Em 2022, o caso ganhou novos contornos com a aprovação de um acordo judicial entre o prefeito Enivaldo e a empresa, estipulando o pagamento de R$ 8 milhões em 23 parcelas. Raony questionou a legalidade do acordo, que teria sido firmado sem a participação dos procuradores municipais responsáveis pelo caso e ignorando uma perícia técnica anteriormente determinada pela Justiça. Além disso, a aprovação do projeto de lei que autorizava o pagamento foi conduzida na Câmara Municipal em menos de 24 horas, o que ele destacou nos autos como “‘desrespeito ao Regimento Interno da Casa”.
Outro ponto destacado pelo procurador é a suposta relação próxima entre Enivaldo e o ex-juiz Bruno Fritoli Almeida, que teria atuado no processo de “maneira tendenciosa”. Raony afirma na ação popular que eles “mantinham uma amizade íntima, fato que provocou uma atuação parcial do então juiz”, que “passou a impulsionar o feito de maneira absolutamente incomum e tendenciosa”. Em menos de 48 horas após o protocolo do acordo entre a empresa e o município, o ex-magistrado despachou para que o Ministério Público se manifestasse, desconsiderando a necessidade de perícia técnica previamente ordenada, como aponta a ação.
Em agosto deste ano, Bruno Fritoli foi preso na Operação Follow The Money, acusado de corrupção, lavagem de dinheiro, organização criminosa e uso de documento falso. Ele perdeu o cargo de juiz, por decisão do ministro Nunes Marques, do Supremo Tribunal de Justiça (STF). Em novembro, ele conseguiu decisão favorável e foi solto, porém, cumpre medidas cautelares e faz uso de tornozeleira eletrônica.
‘Abuso de poder’
O conflito envolve a ação popular movida por Raony que teve como consequência uma decisão do Tribunal de Justiça do Espírito Santo (TJES), determinando a indisponibilidade de bens da empresa Ambiental Urbanização e Serviços Eireli e a suspensão de pagamentos relacionados ao contrato de R$ 8 milhões.
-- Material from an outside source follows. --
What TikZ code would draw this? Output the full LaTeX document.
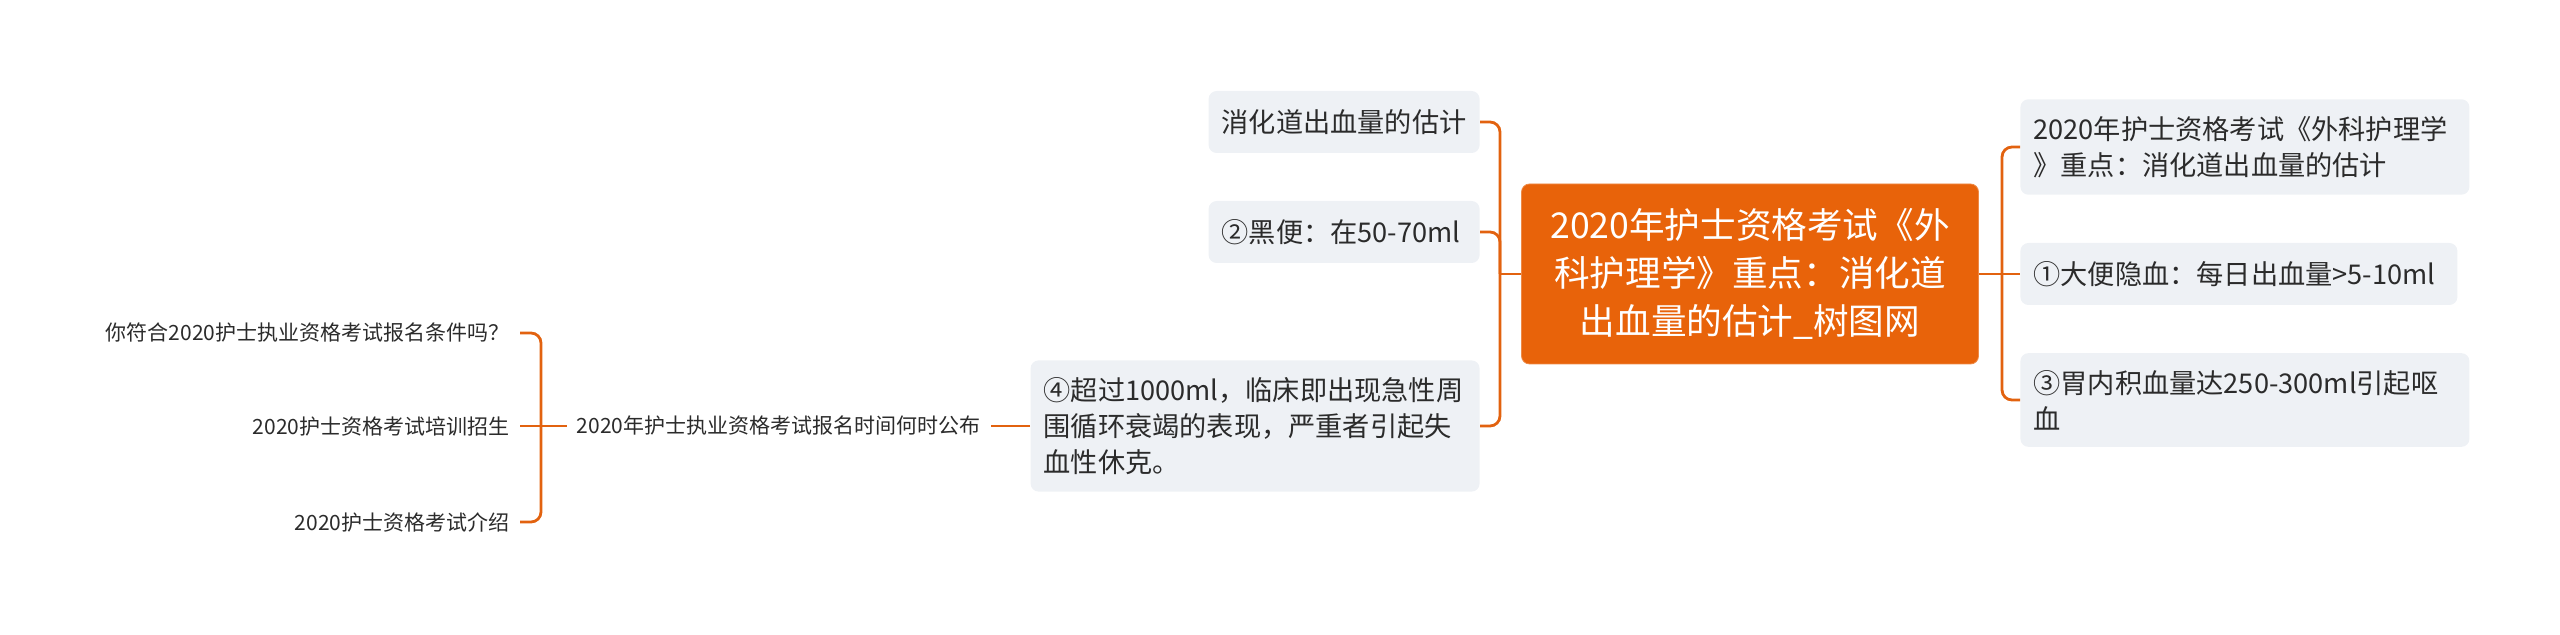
\documentclass[tikz,border=0pt]{standalone}
\usepackage{fontspec}
\setmainfont{Noto Sans CJK SC}
\usetikzlibrary{positioning}
\definecolor{rootorange}{HTML}{E8630A}
\definecolor{linkorange}{HTML}{E2620F}
\definecolor{leafgrey}{HTML}{EEF1F5}
\definecolor{inkgrey}{HTML}{2B2B2B}

\begin{document}
\begin{tikzpicture}[x=0.5pt, y=-0.5pt,
	link/.style={draw=linkorange, line width=1.4pt, rounded corners=5pt},
	topic/.style={rectangle, rounded corners=4pt, fill=rootorange, draw=rootorange!75!white, text=white, align=center,
		font=\fontsize{17.8pt}{24pt}\selectfont, minimum width=228.5pt, minimum height=90pt},
	leaf/.style={rectangle, rounded corners=4pt, fill=leafgrey, text=inkgrey, align=left,
		font=\fontsize{13.6pt}{18pt}\selectfont, inner xsep=6.5pt, inner ysep=8.5pt, minimum height=31pt},
	plain/.style={text=inkgrey, font=\fontsize{10.5pt}{14pt}\selectfont, inner sep=5pt}]
	\useasboundingbox (0,0) rectangle (2560,635);
	
	\node[topic] (root) at (1750,274) {2020年护士资格考试《外\\科护理学》重点：消化道\\出血量的估计\_树图网};
	\node[leaf, anchor=east, text width=122.5pt] (est)    at (1480,122) {消化道出血量的估计};
	\node[leaf, anchor=east, text width=122.5pt] (black)  at (1480,232) {②黑便：在50-70ml};
	\node[leaf, anchor=east, text width=211.5pt] (shock)  at (1480,426) {④超过1000ml，临床即出现急性周\\围循环衰竭的表现，严重者引起失\\血性休克。};
	\node[leaf, anchor=west, text width=211.5pt] (title)  at (2020,147) {2020年护士资格考试《外科护理学\\》重点：消化道出血量的估计};
	\node[leaf, anchor=west, text width=205.5pt] (occult) at (2020,274) {①大便隐血：每日出血量>5-10ml};
	\node[leaf, anchor=west, text width=211.5pt] (vomit)  at (2020,400) {③胃内积血量达250-300ml引起呕\\血};
	
	\node[plain, anchor=east] (publish) at (991,426) {2020年护士执业资格考试报名时间何时公布};
	\node[plain, anchor=east] (meet)    at (520,333) {你符合2020护士执业资格考试报名条件吗？};
	\node[plain, anchor=east] (train)   at (520,426) {2020护士资格考试培训招生};
	\node[plain, anchor=east] (intro)   at (520,522) {2020护士资格考试介绍};
	
	\coordinate (lbus) at (1500,274);
	\coordinate (rbus) at (2002,274);
	\coordinate (pbus) at (541,426);
	
	% main branches
	\draw[link] (root.west) -- (lbus);
	\draw[link] (lbus) |- (est.east);
	\draw[link] (lbus) |- (black.east);
	\draw[link] (lbus) |- (shock.east);
	\draw[link] (root.east) -- (rbus);
	\draw[link] (rbus) |- (title.west);
	\draw[link] (rbus) -- (occult.west);
	\draw[link] (rbus) |- (vomit.west);
	
	% sub branches
	\draw[link] (shock.west) -- (publish.east);
	\draw[link] (publish.west) -- (pbus);
	\draw[link] (pbus) |- (meet.east);
	\draw[link] (pbus) -- (train.east);
	\draw[link] (pbus) |- (intro.east);
\end{tikzpicture}
\end{document}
Pouco tempo após essa vitória judicial, Raony foi afastado do cargo por meio da Portaria nº 677/2024, assinada pela secretária municipal de Administração, Marcella Junia Gonçalves Mendes. O ato foi contestado em uma Ação Declaratória de Nulidade de Ato Administrativo e Reparação por Danos Morais, em que o procurador afirma ter sido “alvo de perseguição política, em virtude de sua atuação na fiscalização e combate à corrupção”.
A recente liminar que determina o retorno ao cargo destaca que “em que pese a previsão legal do afastamento cautelar, é indispensável que tal medida seja adotada apontando os riscos que o servidor possa apresentar para apuração dos fatos que ensejaram a investigação em questão, como por exemplo a destruição de provas, circunstância que não se visualiza nos documentos acostados”. Foi fixada multa de R$ 400 por dia de descumprimento da ordem, até o limite de R$ 3 mil, a ser paga pessoalmente pelo prefeito Enivaldo dos Anjos. Ainda cabe recurso.